Efforts should be made to improve the standards for the production, storage, transportation and usage of hydrogen, as well as the product quality certification system. It is also important to bolster the security supervision system and strengthen the process of prevention and control of major safety risks throughout the entire industry chain.
Second, nationwide efforts and resources should be concentrated on enhancing basic research and innovation capabilities in frontier technologies, and making breakthroughs in core technologies by forming innovation platforms and an industrial alliance. Localization of key technologies should be accelerated to reduce the costs for terminal users.
Third, there is a need to promote the combined development of hydrogen energy and renewable energy. China has the world's largest installed capacity of renewable energy, and has huge potential to expand the supply of "green hydrogen". With the large-scale application of renewable energy, the costs of electricity are expected to further decline, thus lowering the costs of hydrogen production. Localities with rich clean energy resources, such as wind, water, and solar energy, should develop the hydrogen industry in line with their own conditions, which would give full play to the advantage of hydrogen in storing energy while promoting the large-scale and efficient usage of renewable energy.
Fourth, pilot areas with a solid foundation for industrial development and ample market space should be selected to diversify the uses of hydrogen.
With hydrogen energy being increasingly used by commercial trucks, buses, and unmanned aerial vehicles, and making inroads into heavy-weight scenarios such as railway, shipping and aviation, hydrogen will boost China's green transformation in socioeconomic development. Against the background of tighter restrictions on carbon emissions worldwide, "green hydrogen" offers a new solution to decarbonization in traditional high-emitting industries, and for promoting high-quality development.

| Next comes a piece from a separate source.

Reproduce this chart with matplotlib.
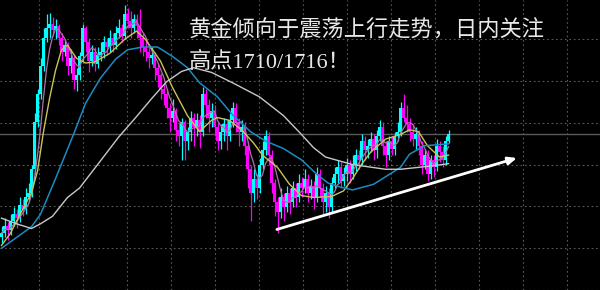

Fifth, efforts should be made to improve the industrial chain and take part in global competition. Amid the growing risks of decoupling and disruption of supply chains, China should attach greater weight to improving its domestic hydrogen energy industry chain and supply chain and take advantage of its huge market potential for "green hydrogen" to proactively participate in global competition. It should properly strike a balance between global cooperation and independent innovation to leave room for the development and application of home-developed technologies.